Goal: Every line from the start of the entries up to and including the one bearing "H21 Q7,8 7,22" must be printed verbatim, without the pictures.

Record list:

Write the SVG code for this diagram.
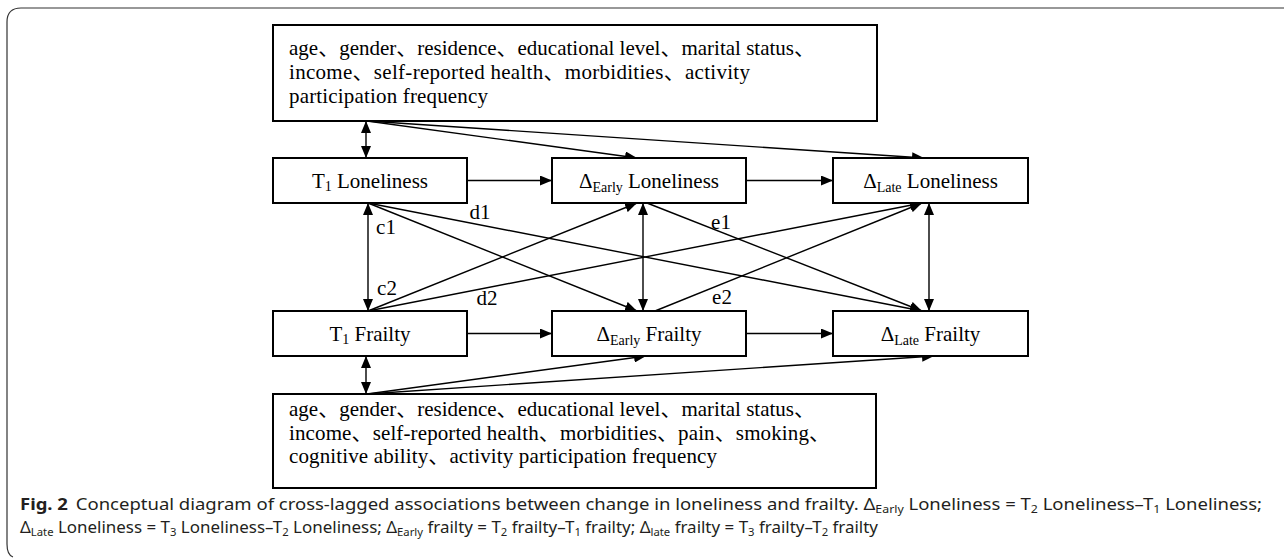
<svg xmlns="http://www.w3.org/2000/svg" width="1284" height="559" viewBox="0 0 1284 559">
<defs>
<marker id="ah" viewBox="0 0 12 10" refX="12" refY="5" markerWidth="12" markerHeight="10" markerUnits="userSpaceOnUse" orient="auto-start-reverse">
<path d="M0,0 L12,5 L0,10 z" fill="#000"/>
</marker>
<style>
.box{fill:#fff;stroke:#000;stroke-width:2}
.nt{font-family:"Liberation Serif","Times New Roman",serif;font-size:21px;fill:#000;text-anchor:middle}
.bt{font-family:"Liberation Serif","Noto Sans CJK SC",serif;font-size:21px;fill:#000}
.lbl{font-family:"Liberation Serif","Times New Roman",serif;font-size:21px;fill:#000;text-anchor:middle}
.sub{font-size:14px}
.cn line{stroke:#000;stroke-width:1.4;fill:none;marker-end:url(#ah)}
.cn line.dbl{marker-start:url(#ah)}
.cap{font-family:"Noto Sans","Open Sans",sans-serif;font-size:16.5px;fill:#231f20}
.csub{font-size:11px}
</style>
</defs>
<rect width="1284" height="559" fill="#fff"/>
<path d="M1284,8 H21 Q7,8 7,22 V544 Q7,555 13,557" fill="none" stroke="#333" stroke-width="1.2"/>

<g id="connectors" class="cn">
<line class="dbl" x1="366" y1="121" x2="366" y2="158"/>
<line x1="367" y1="121" x2="637" y2="158"/>
<line x1="367" y1="121" x2="924" y2="158"/>
<line x1="467" y1="180.5" x2="552" y2="180.5"/>
<line x1="746" y1="180.5" x2="833" y2="180.5"/>
<line x1="467" y1="333.5" x2="552" y2="333.5"/>
<line x1="746" y1="333.5" x2="833" y2="333.5"/>
<line class="dbl" x1="368" y1="203" x2="368" y2="311"/>
<line class="dbl" x1="643" y1="203" x2="643" y2="311"/>
<line class="dbl" x1="929" y1="203" x2="929" y2="311"/>
<line x1="368" y1="203" x2="637" y2="311"/>
<line x1="368" y1="203" x2="922" y2="311"/>
<line x1="368" y1="311" x2="637" y2="203"/>
<line x1="368" y1="311" x2="922" y2="203"/>
<line x1="647" y1="203" x2="922" y2="311"/>
<line x1="655" y1="311" x2="922" y2="203"/>
<line class="dbl" x1="366" y1="356" x2="366" y2="394"/>
<line x1="367" y1="394" x2="646" y2="356"/>
<line x1="367" y1="394" x2="934" y2="356"/>
</g>

<g id="labels">
<text class="lbl" x="386" y="234">c1</text>
<text class="lbl" x="387" y="295">c2</text>
<text class="lbl" x="480" y="219">d1</text>
<text class="lbl" x="487" y="305">d2</text>
<text class="lbl" x="721" y="229">e1</text>
<text class="lbl" x="722" y="304">e2</text>
</g>

<g id="covariates-top">
<rect class="box" x="273" y="25" width="604" height="96"/>
<text class="bt" x="289" y="55" textLength="526">age、gender、residence、educational level、marital status、</text>
<text class="bt" x="289" y="79" textLength="461">income、self-reported health、morbidities、activity</text>
<text class="bt" x="289" y="103" textLength="199">participation frequency</text>
</g>

<g id="t1-loneliness">
<rect class="box" x="273" y="158" width="194" height="45"/>
<text class="nt" x="370" y="188">T<tspan class="sub" dy="3">1</tspan><tspan dy="-3"> Loneliness</tspan></text>
</g>
<g id="early-loneliness">
<rect class="box" x="552" y="158" width="194" height="45"/>
<text class="nt" x="649" y="188">Δ<tspan class="sub" dy="4">Early</tspan><tspan dy="-4"> Loneliness</tspan></text>
</g>
<g id="late-loneliness">
<rect class="box" x="833" y="158" width="195" height="45"/>
<text class="nt" x="930.5" y="188">Δ<tspan class="sub" dy="4">Late</tspan><tspan dy="-4"> Loneliness</tspan></text>
</g>

<g id="t1-frailty">
<rect class="box" x="273" y="311" width="194" height="45"/>
<text class="nt" x="370" y="341">T<tspan class="sub" dy="3">1</tspan><tspan dy="-3"> Frailty</tspan></text>
</g>
<g id="early-frailty">
<rect class="box" x="552" y="311" width="194" height="45"/>
<text class="nt" x="649" y="341">Δ<tspan class="sub" dy="4">Early</tspan><tspan dy="-4"> Frailty</tspan></text>
</g>
<g id="late-frailty">
<rect class="box" x="833" y="311" width="195" height="45"/>
<text class="nt" x="930.5" y="341">Δ<tspan class="sub" dy="4">Late</tspan><tspan dy="-4"> Frailty</tspan></text>
</g>

<g id="covariates-bottom">
<rect class="box" x="273" y="394" width="603" height="94"/>
<text class="bt" x="289" y="416" textLength="526">age、gender、residence、educational level、marital status、</text>
<text class="bt" x="289" y="440" textLength="541">income、self-reported health、morbidities、pain、smoking、</text>
<text class="bt" x="289" y="463" textLength="428">cognitive ability、activity participation frequency</text>
</g>

<g id="caption">
<text class="cap" x="20" y="510" textLength="1242" lengthAdjust="spacingAndGlyphs"><tspan font-weight="bold">Fig. 2</tspan><tspan dx="7">Conceptual diagram of cross-lagged associations between change in loneliness and frailty. Δ</tspan><tspan class="csub" dy="3">Early</tspan><tspan dy="-3"> Loneliness = T</tspan><tspan class="csub" dy="3">2</tspan><tspan dy="-3"> Loneliness–T</tspan><tspan class="csub" dy="3">1</tspan><tspan dy="-3"> Loneliness;</tspan></text>
<text class="cap" x="20" y="533" textLength="858" lengthAdjust="spacingAndGlyphs">Δ<tspan class="csub" dy="3">Late</tspan><tspan dy="-3"> Loneliness = T</tspan><tspan class="csub" dy="3">3</tspan><tspan dy="-3"> Loneliness–T</tspan><tspan class="csub" dy="3">2</tspan><tspan dy="-3"> Loneliness; Δ</tspan><tspan class="csub" dy="3">Early</tspan><tspan dy="-3"> frailty = T</tspan><tspan class="csub" dy="3">2</tspan><tspan dy="-3"> frailty–T</tspan><tspan class="csub" dy="3">1</tspan><tspan dy="-3"> frailty; Δ</tspan><tspan class="csub" dy="3">late</tspan><tspan dy="-3"> frailty = T</tspan><tspan class="csub" dy="3">3</tspan><tspan dy="-3"> frailty–T</tspan><tspan class="csub" dy="3">2</tspan><tspan dy="-3"> frailty</tspan></text>
</g>
</svg>
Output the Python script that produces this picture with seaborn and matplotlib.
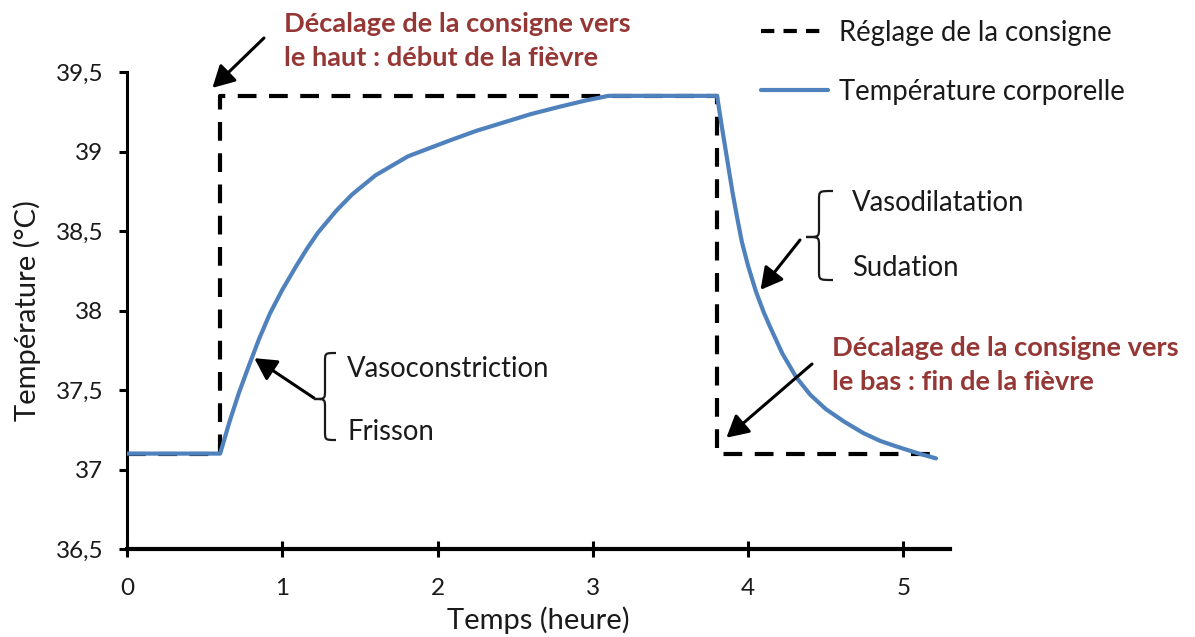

Task response:
Write the SVG code for this diagram.
<svg xmlns="http://www.w3.org/2000/svg" width="1284" height="559" viewBox="0 0 1284 559">
<defs>
<marker id="ah" viewBox="0 0 12 10" refX="12" refY="5" markerWidth="12" markerHeight="10" markerUnits="userSpaceOnUse" orient="auto-start-reverse">
<path d="M0,0 L12,5 L0,10 z" fill="#000"/>
</marker>
<style>
.box{fill:#fff;stroke:#000;stroke-width:2}
.nt{font-family:"Liberation Serif","Times New Roman",serif;font-size:21px;fill:#000;text-anchor:middle}
.bt{font-family:"Liberation Serif","Noto Sans CJK SC",serif;font-size:21px;fill:#000}
.lbl{font-family:"Liberation Serif","Times New Roman",serif;font-size:21px;fill:#000;text-anchor:middle}
.sub{font-size:14px}
.cn line{stroke:#000;stroke-width:1.4;fill:none;marker-end:url(#ah)}
.cn line.dbl{marker-start:url(#ah)}
.cap{font-family:"Noto Sans","Open Sans",sans-serif;font-size:16.5px;fill:#231f20}
.csub{font-size:11px}
</style>
</defs>
<rect width="1284" height="559" fill="#fff"/>
<path d="M1284,8 H21 Q7,8 7,22 V544 Q7,555 13,557" fill="none" stroke="#333" stroke-width="1.2"/>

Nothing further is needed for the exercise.